Rotlicht: Neurolinguistisches Programmieren
Von Christoph HorstEsoterische Angebote haben es in einigen Milieus leicht, Fuß zu fassen, wenn sie ihr Geschwurbel in wissenschaftlich klingende Begriffe kleiden. Ganz besonders gilt dies für den privatwirtschaftlich organisierten Sektor der schulbezogenen Dienstleistungen wie Nachhilfe und im Bereich der Weiterbildung für Pädagogen. Ob diese Begriffe mit Inhalt gefüllt sind, ist dann nebensächlich. So geht es beim Neurolinguistischen Programmieren (NLP) nicht um Neurowissenschaften und auch nicht um Linguistik. Und das Versprechen des Programmierens bedient auch nur einen alten pädagogischen Traum, denn tatsächlich wirkt an der ganzen Psychotechnik nichts.
Es lässt sich natürlich nicht nachweisen, dass NLP nicht funktioniert; Nichtexistenz lässt sich nicht abschließend beweisen. Aber im Umkehrschluss bleibt NLP seit seiner Entstehung in den 1970er Jahren einen Wirksamkeitsnachweis schuldig. Und das trotz höchster Versprechungen, mittels psychologischer Kommunikation allerbeste Lernerfolge und »innere Zufriedenheit« zu erzielen. Aktuelle Buchtitel zum NLP suggerieren, es gebe »magische Tricks bei Ängsten, Mobbing und Schulproblemen« und gelte, »innere Saboteure« aufzuspüren, damit das »Denken eine neue Richtung« einschlagen könne.

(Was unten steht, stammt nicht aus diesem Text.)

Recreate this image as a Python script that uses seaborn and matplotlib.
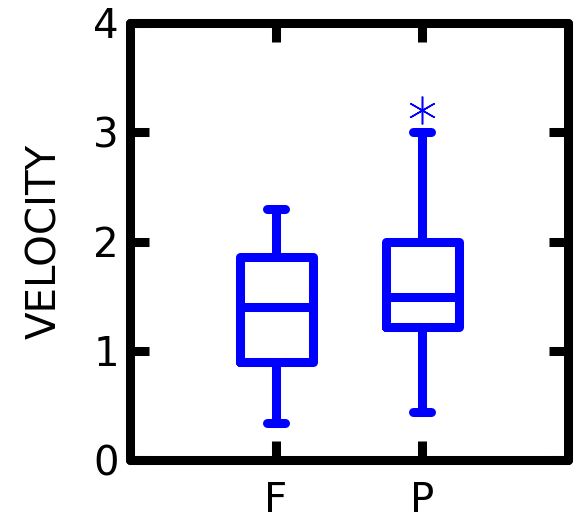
import matplotlib
matplotlib.use("Agg")
import matplotlib.pyplot as plt
import seaborn as sns
import pandas as pd

# Sample values chosen so that the box statistics match the reference
f_values = [0.34, 0.60, 0.90, 1.10, 1.40, 1.60, 1.86, 2.10, 2.30]
p_values = [0.44, 1.00, 1.22, 1.35, 1.49, 1.80, 2.00, 3.00, 3.20]
categories = ["F", "P"]
y_ticks = [0, 1, 2, 3, 4]

df = pd.DataFrame({
    "group": [categories[0]] * len(f_values) + [categories[1]] * len(p_values),
    "VELOCITY": f_values + p_values,
})

sns.set_style("white")
plt.rcParams["font.family"] = ["DejaVu Sans"]
plt.rcParams["text.color"] = "black"
plt.rcParams["axes.labelcolor"] = "black"
plt.rcParams["xtick.color"] = "black"
plt.rcParams["ytick.color"] = "black"

fig = plt.figure(figsize=(5.77, 5.24), dpi=100)
ax = fig.add_axes([130 / 577, 1 - 460 / 524, 438 / 577, 437 / 524])

lw = 6.5
lineprops = dict(solid_capstyle="round", solid_joinstyle="round")
sns.boxplot(
    data=df, x="group", y="VELOCITY", order=categories, ax=ax,
    color="#0000FF", fill=False, width=0.5, linewidth=lw, whis=1.5,
    boxprops=dict(lineprops), whiskerprops=dict(lineprops),
    capprops=dict(lineprops), medianprops=dict(lineprops),
    flierprops=dict(marker=(6, 2, 0), markersize=20, markeredgewidth=1.1,
                    markeredgecolor="#0000FF", markerfacecolor="#0000FF",
                    linestyle="none"),
    capwidths=0.12,
)

for ln in ax.lines:
    ln.set_solid_capstyle("round")
    ln.set_solid_joinstyle("round")

ax.set_xlim(-1, 2)
ax.set_ylim(0, 4)
ax.set_yticks(y_ticks)
ax.set_xlabel("")
ax.set_ylabel("VELOCITY", fontsize=29, labelpad=20, color="black")

for sp in ax.spines.values():
    sp.set_visible(True)
    sp.set_color("black")
    sp.set_linewidth(lw)
    sp.set_capstyle("round")
    sp.set_joinstyle("round")

ax.tick_params(axis="both", direction="in", length=14, width=lw,
               color="black", labelcolor="black",
               top=True, right=True, left=True, bottom=True, labelsize=29)
ax.tick_params(axis="x", pad=15)
ax.tick_params(axis="y", pad=8)

fig.savefig("out.png", dpi=100)
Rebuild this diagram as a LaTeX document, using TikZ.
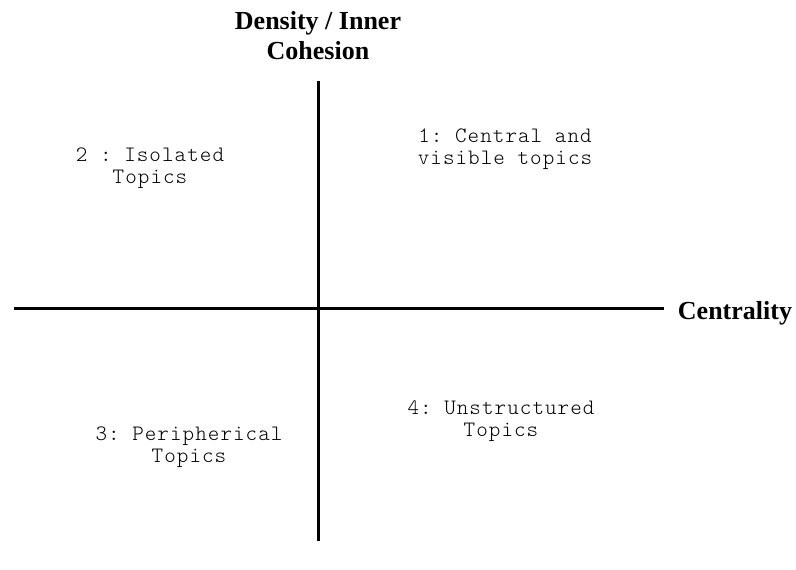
\documentclass[tikz,border=0pt]{standalone}
\usepackage{fontspec}
\setmainfont{Liberation Serif}
\newfontfamily\quadfont[LetterSpace=4.8]{Latin Modern Mono Light}
\usepackage{tikz}
\frenchspacing

\begin{document}
\begin{tikzpicture}[x=1pt, y=-1pt,
	axis/.style = {line width = 3pt},
	axislabel/.style = {font = \fontsize{26}{30}\selectfont\bfseries, align = center, inner sep = 0pt},
	quadrant/.style = {font = \quadfont\fontsize{22}{22.5}\selectfont, align = center, inner sep = 0pt}]
			\useasboundingbox (0,0) rectangle (796,570);
			\coordinate (top) at (318,81);
			\coordinate (bottom) at (318,541);
			\coordinate (left) at (14,308);
			\coordinate (right) at (664,308);
			\node (density) at (318,36) [axislabel] {Density / Inner\\Cohesion};
			\node (centrality) at (735,313) [axislabel] {Centrality};
			\node (q1) at (505,149) [quadrant] {1: Central and\\visible topics};
			\node (q2) at (150,168) [quadrant] {2 : Isolated\\Topics};
			\node (q3) at (189,447) [quadrant] {3: Peripherical\\Topics};
			\node (q4) at (501,421) [quadrant] {4: Unstructured\\Topics};
			\draw[axis] (top) -- (bottom);
			\draw[axis] (left) -- (right);
			\end{tikzpicture}
\end{document}
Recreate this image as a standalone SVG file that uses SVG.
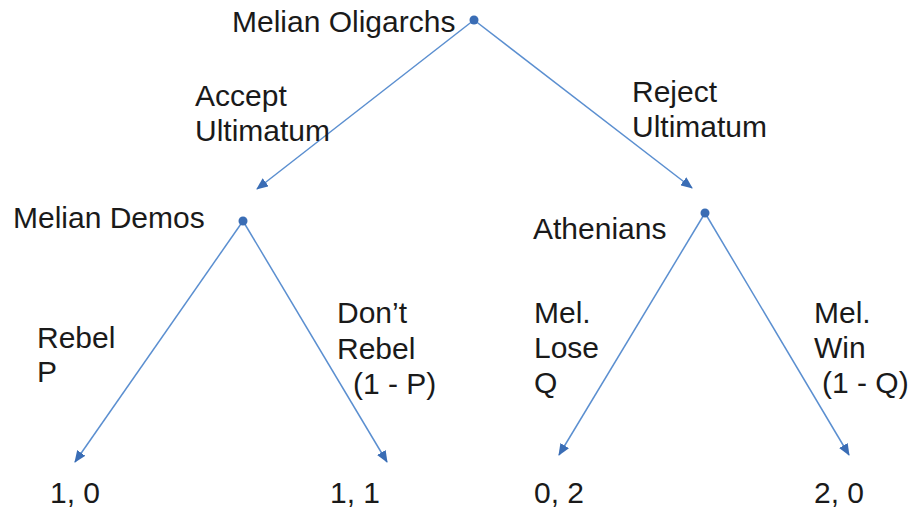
<svg xmlns="http://www.w3.org/2000/svg" width="912" height="516" viewBox="0 0 912 516">
<style>
text{font-family:"Liberation Sans",Arial,sans-serif;font-size:30px;fill:#1a1a1a}
.edge{stroke:#5b8fd0;stroke-width:1.5;fill:none;marker-end:url(#ah)}
.dot{fill:#3a6db5}
</style>
<defs>
<marker id="ah" markerUnits="userSpaceOnUse" markerWidth="12" markerHeight="10" viewBox="0 0 12 10" refX="11" refY="5" orient="auto">
<path d="M0,0 L12,5 L0,10 Z" fill="#3a6db5"/>
</marker>
</defs>
<rect width="912" height="516" fill="#fff"/>
<g id="connectors">
<line class="edge" x1="474" y1="20" x2="257" y2="189"/>
<line class="edge" x1="474" y1="20" x2="692" y2="188"/>
<line class="edge" x1="243" y1="221" x2="75" y2="462"/>
<line class="edge" x1="243" y1="221" x2="387" y2="462"/>
<line class="edge" x1="705" y1="213" x2="559" y2="455"/>
<line class="edge" x1="705" y1="213" x2="849" y2="455"/>
</g>
<g id="edge-labels">
<text x="195" y="106">Accept</text>
<text x="195" y="141">Ultimatum</text>
<text x="632" y="102">Reject</text>
<text x="632" y="137">Ultimatum</text>
<text x="37" y="348">Rebel</text>
<text x="37" y="382">P</text>
<text x="337" y="323">Don’t</text>
<text x="337" y="359">Rebel</text>
<text x="353" y="394">(1 - P)</text>
<text x="534" y="323">Mel.</text>
<text x="534" y="358">Lose</text>
<text x="534" y="393">Q</text>
<text x="814" y="323">Mel.</text>
<text x="814" y="358">Win</text>
<text x="822" y="393">(1 - Q)</text>
</g>
<g id="node-oligarchs">
<circle class="dot" cx="474" cy="20" r="4.5"/>
<text x="232" y="32">Melian Oligarchs</text>
</g>
<g id="node-demos">
<circle class="dot" cx="243" cy="221" r="4.5"/>
<text x="13" y="228">Melian Demos</text>
</g>
<g id="node-athenians">
<circle class="dot" cx="705" cy="213" r="4.5"/>
<text x="533" y="239">Athenians</text>
</g>
<g id="payoff-1"><text x="50" y="503">1, 0</text></g>
<g id="payoff-2"><text x="330" y="503">1, 1</text></g>
<g id="payoff-3"><text x="534" y="503">0, 2</text></g>
<g id="payoff-4"><text x="814" y="503">2, 0</text></g>
</svg>
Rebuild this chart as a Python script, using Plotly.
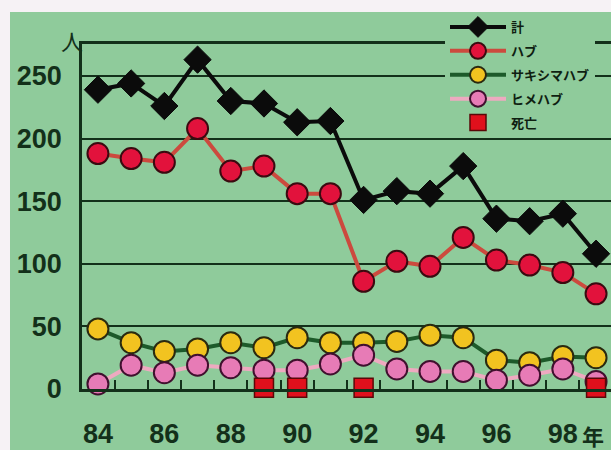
import plotly.graph_objects as go

years = list(range(1984, 2000))
x_vals = [y - 1900 for y in years]

total = [239, 244, 226, 263, 230, 228, 213, 214, 151, 158, 156, 178, 136, 134, 140, 108]
habu = [188, 184, 181, 208, 174, 178, 156, 156, 86, 102, 98, 121, 103, 99, 93, 76]
sakishima = [48, 37, 30, 32, 37, 33, 41, 37, 37, 38, 43, 41, 23, 21, 26, 25]
hime = [4, 19, 13, 19, 17, 15, 15, 20, 27, 16, 14, 14, 7, 11, 16, 6]
death_years = [89, 90, 92, 99]
deaths = [1, 1, 1, 1]

tick_vals = [84, 86, 88, 90, 92, 94, 96, 98]
tick_text = ["84", "86", "88", "90", "92", "94", "96", "98"]
y_ticks = [0, 50, 100, 150, 200, 250]

GREEN_BG = "#8fcb9b"
DARK = "#13301a"

fig = go.Figure()

fig.add_trace(go.Scatter(
    x=x_vals, y=total, name="計", mode="lines+markers", legendgroup="a",
    line=dict(color="#0b0b0b", width=4),
    marker=dict(symbol="diamond", size=21, color="#0b0b0b", line=dict(color="#0b0b0b", width=1)),
    cliponaxis=False))
fig.add_trace(go.Scatter(
    x=x_vals, y=habu, name="ハブ", mode="lines+markers", legendgroup="b",
    line=dict(color="#cc4a3e", width=4),
    marker=dict(symbol="circle", size=21, color="#e2123c", line=dict(color="#3a0a10", width=2)),
    cliponaxis=False))
fig.add_trace(go.Scatter(
    x=x_vals, y=sakishima, name="サキシマハブ", mode="lines+markers", legendgroup="c",
    line=dict(color="#1d5a2a", width=4),
    marker=dict(symbol="circle", size=21, color="#f2c320", line=dict(color="#2a2a10", width=2)),
    cliponaxis=False))
fig.add_trace(go.Scatter(
    x=x_vals, y=hime, name="ヒメハブ", mode="lines+markers", legendgroup="d",
    line=dict(color="#eeaac0", width=4),
    marker=dict(symbol="circle", size=21, color="#e77bb6", line=dict(color="#40102e", width=2)),
    cliponaxis=False))
fig.add_trace(go.Scatter(
    x=death_years, y=deaths, name="死亡", mode="markers", legendgroup="e",
    marker=dict(symbol="square", size=19, color="#e0101c", line=dict(color="#5a0808", width=1.5)),
    cliponaxis=False))

W, H = 611, 450
L, R, T, B = 82, 0, 44, 61
pw, ph = W - L - R, H - T - B

def px(xp):
    return (xp - L) / pw

def py(yp):
    return (H - B - yp) / ph

fig.update_layout(
    width=W, height=H,
    margin=dict(l=L, r=R, t=T, b=B, pad=0, autoexpand=False),
    paper_bgcolor=GREEN_BG, plot_bgcolor=GREEN_BG,
    showlegend=True,
    legend=dict(
        xref="container", yref="container",
        x=445 / W, y=1 - 12 / H, xanchor="left", yanchor="top",
        bgcolor=GREEN_BG, borderwidth=0,
        font=dict(family="Noto Sans CJK JP", size=13, color="#0f1f12", weight="bold"),
        itemwidth=56, tracegroupgap=4, itemsizing="trace",
    ),
    xaxis=dict(
        range=[83.52, 99.45],
        tickmode="array", tickvals=tick_vals, ticktext=tick_text,
        ticks="", showgrid=False, zeroline=False,
        showline=True, linecolor=DARK, linewidth=2.5, mirror=True,
        tickfont=dict(family="Liberation Sans", size=27, color=DARK, weight="bold"),
        ticklabelstandoff=19,
        minor=dict(tickvals=[v + 0.5 for v in range(84, 99)], ticks="inside",
                   ticklen=9, tickwidth=2, tickcolor=DARK, showgrid=False),
        automargin=False,
    ),
    yaxis=dict(
        range=[0, 275.5],
        tickmode="array", tickvals=y_ticks,
        ticks="", showgrid=True, gridcolor=DARK, gridwidth=1.5, zeroline=False,
        showline=True, linecolor=DARK, linewidth=2.5,
        tickfont=dict(family="Liberation Sans", size=27, color=DARK, weight="bold"),
        ticklabelstandoff=12,
        automargin=False,
    ),
    shapes=[
        dict(type="rect", xref="paper", yref="paper", x0=px(-2), x1=px(W + 2), y0=py(12), y1=py(-2),
             fillcolor="#f6f2f5", line=dict(width=0), layer="above"),
        dict(type="rect", xref="paper", yref="paper", x0=px(-2), x1=px(10), y0=py(H + 2), y1=py(-2),
             fillcolor="#f6f2f5", line=dict(width=0), layer="above"),
    ],
    annotations=[
        dict(text="人", xref="paper", yref="paper", x=px(72), y=py(40), showarrow=False,
             font=dict(family="Noto Sans CJK JP", size=22, color=DARK), xanchor="center", yanchor="middle"),
        dict(text="年", xref="x", yref="paper", x=98.92, y=py(435), showarrow=False,
             font=dict(family="Noto Sans CJK JP", size=22, color=DARK, weight="bold"),
             xanchor="center", yanchor="middle"),
    ],
)

fig.write_html(
    "out.html",
    config={"displayModeBar": False},
    post_script="document.body.style.margin='0';document.body.style.padding='0';",
)
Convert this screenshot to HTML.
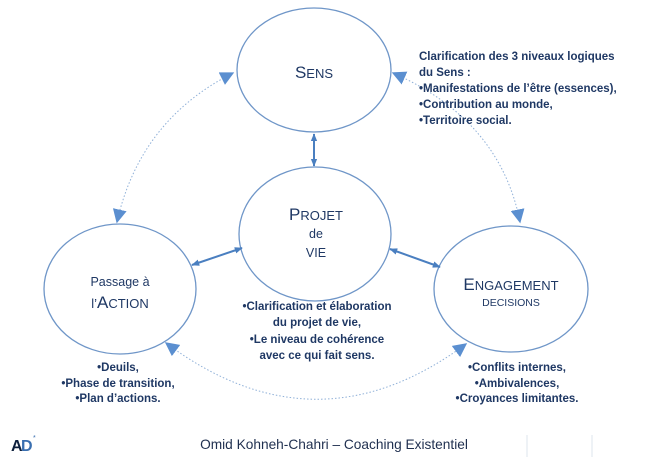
<!DOCTYPE html>
<html><head><meta charset="utf-8"><style>
html,body{margin:0;padding:0;background:#fff;width:658px;height:457px;overflow:hidden}
text{font-family:"Liberation Sans",sans-serif;fill:#1f3864}
.b text{font-weight:bold}
</style></head><body>
<svg width="658" height="457" viewBox="0 0 658 457" xmlns="http://www.w3.org/2000/svg">
<defs>
<marker id="t" viewBox="0 0 10 10" refX="9" refY="5" markerWidth="14" markerHeight="14" orient="auto-start-reverse" markerUnits="userSpaceOnUse"><path d="M0,0 L10,5 L0,10 z" fill="#5b8fd0"/></marker>
<marker id="s" viewBox="0 0 10 10" refX="9" refY="5" markerWidth="8" markerHeight="8" orient="auto-start-reverse" markerUnits="userSpaceOnUse"><path d="M0,1 L10,5 L0,9 z" fill="#4a7fc0"/></marker>
</defs>
<g fill="#fff" stroke="#6f96c8" stroke-width="1.3">
<ellipse cx="314" cy="70" rx="77" ry="62"/>
<ellipse cx="315" cy="234" rx="76" ry="67"/>
<ellipse cx="120" cy="289" rx="76" ry="65"/>
<ellipse cx="511" cy="289" rx="77" ry="63"/>
</g>
<g fill="none" stroke="#8fb0d8" stroke-width="1" stroke-dasharray="1.5,2">
<path d="M233,73 Q140,120 117,222" marker-start="url(#t)" marker-end="url(#t)"/>
<path d="M393,73 Q500,120 520,222" marker-start="url(#t)" marker-end="url(#t)"/>
<path d="M166,343 Q316,455 466,344" marker-start="url(#t)" marker-end="url(#t)"/>
</g>
<g stroke="#4a7fc0" stroke-width="2" fill="none">
<line x1="314" y1="134" x2="314" y2="166" marker-start="url(#s)" marker-end="url(#s)"/>
<line x1="242" y1="248" x2="192" y2="265" marker-start="url(#s)" marker-end="url(#s)"/>
<line x1="390" y1="249" x2="440" y2="267" marker-start="url(#s)" marker-end="url(#s)"/>
</g>
<text x="314" y="78" text-anchor="middle" font-size="13"><tspan font-size="17">S</tspan>ENS</text>
<text x="316" y="220" text-anchor="middle" font-size="13"><tspan font-size="17">P</tspan>ROJET</text>
<text x="316" y="238" text-anchor="middle" font-size="12.5">de</text>
<text x="316" y="257" text-anchor="middle" font-size="12.5">VIE</text>
<text x="120" y="286" text-anchor="middle" font-size="12.5">Passage à</text>
<text x="120" y="308" text-anchor="middle" font-size="13">l’<tspan font-size="17">A</tspan>CTION</text>
<text x="511" y="290" text-anchor="middle" font-size="13"><tspan font-size="17">E</tspan>NGAGEMENT</text>
<text x="511" y="306" text-anchor="middle" font-size="10.5">DECISIONS</text>
<g class="b" font-size="11.5">
<text x="419" y="60">Clarification des 3 niveaux logiques</text>
<text x="419" y="76">du Sens :</text>
<text x="419" y="92">•Manifestations de l’être (essences),</text>
<text x="419" y="108">•Contribution au monde,</text>
<text x="419" y="124">•Territoire social.</text>
</g>
<g class="b" text-anchor="middle" font-size="11.5">
<text x="317" y="310">•Clarification et élaboration</text>
<text x="317" y="326">du projet de vie,</text>
<text x="317" y="343">•Le niveau de cohérence</text>
<text x="317" y="359">avec ce qui fait sens.</text>
<text x="118" y="371">•Deuils,</text>
<text x="118" y="387">•Phase de transition,</text>
<text x="118" y="402">•Plan d’actions.</text>
<text x="517" y="371">•Conflits internes,</text>
<text x="517" y="387">•Ambivalences,</text>
<text x="517" y="402">•Croyances limitantes.</text>
</g>
<text x="11" y="451" font-size="16" font-weight="bold" style="fill:#0d1f3c">A</text>
<text x="21" y="451" font-size="16" font-weight="bold" style="fill:#3a6fb0">D</text>
<text x="33" y="440" font-size="7" style="fill:#3a6fb0">*</text>
<text x="334" y="449" text-anchor="middle" font-size="13.7" style="fill:#1f2f4f">Omid Kohneh-Chahri – Coaching Existentiel</text>
<line x1="527" y1="435" x2="527" y2="457" stroke="#dce4ee"/>
<line x1="592" y1="435" x2="592" y2="457" stroke="#dce4ee"/>
</svg>
</body></html>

Die Techniken des NLP sind simpel. Der Lehrer stelle sich auf sein Gegenüber sprachlich ein und verändere dann schrittweise die eigene Sprache, um den anderen dadurch im eigenen Sinne zu beeinflussen. Oder: durch die Blickrichtung beim Nachdenken verrate der Schüler seine Denkweise und könne dann gezielt »manipuliert« werden, also an seinem Wollen vorbei könne ein zweites Wollen aufgebaut werden, ohne dass er sich seines »eigentlichen« Wollens noch bewusst wäre. Bei einer anderen Technik soll Gesagtes durch Druck auf Körperpunkte »verankert« werden. Den Schüler das Gewünschte sagen lassen, beide Schultern fest drücken und schon sei der Inhalt im kindlichen Gehirn abgespeichert.
So einen Blödsinn können Lehrer in Seminaren lernen, die sehr selbstbewusst das Ende aller schulischen Probleme versprechen. Auch in anderen beruflichen Handlungsfeldern als im Bildungswesen findet NLP Anhänger, beispielsweise in der sozialen Arbeit oder in der dubiosen Szene des Personalmanagements. Denn die von den NLP-Anhängern behauptete einfache Lösungsfindung für jede Schwierigkeit ist vielversprechend für alle, die mit Menschen arbeiten, die nicht immer das machen, was sie sollen. Einfach ein paar Psychotricks anwenden und schnell Erfolg haben, lautet die Werbeformel.
Selbstverständlich müssen für die richtige Anwendung mehrere kostspielige Seminare besucht werden, die zum Teil sogar über die Gesetzgebung für Bildungsurlaube zertifiziert sind. Gelehrt wird darin nichts, es wird »gecoacht«. Auch akademisch klingende Titel (NLP-Practicioner, NLP-Mentalcoach Master etc.) kann man sich dadurch kaufen. Eines der in jeder größeren Stadt zu findenden Institute für NLP-Schülercoaching wirbt mit dem ehrlichen Slogan »Es wirkt einfach …« Darin ist enthalten, dass der ganze Ansatz, wissenschaftlich freundlich formuliert, ungesichert ist, aber auch, dass dies egal ist, solange »es« bei der Tochter eines Freundes irgendwie funktioniert hat.
Beim NLP soll Schülern nicht etwas beigebracht, sondern ihr Wesen therapiert werden. Dahinter steht ein durchaus affirmatives Menschenbild. Denn im NLP kommt es nicht darauf an, sich mit einem Lernstoff auseinanderzusetzen – Inhalte verschwinden hinter der Methode – sondern sich positiv zu ihm zu verhalten. Es müssen also die Schülergehirne so »manipuliert« werden, dass ein Erfolg – gemessen am jeweils gültigen gesellschaftlich-politischen Ideal – vom Schüler hinlänglich gewollt wird. Auf jeden Fall soll das Bestehende bejaht werden. In den Worten eines NLP-Coaches: »Im Hier und Jetzt gibt es keine Probleme.« Außer dem, dass der einzelne mit sich selbst hat und das dann in die Zuständigkeit eines in NLP geschulten Pädagogen fallen soll. Eine pädagogische Beziehung wird dadurch zur Psychoherrschaft.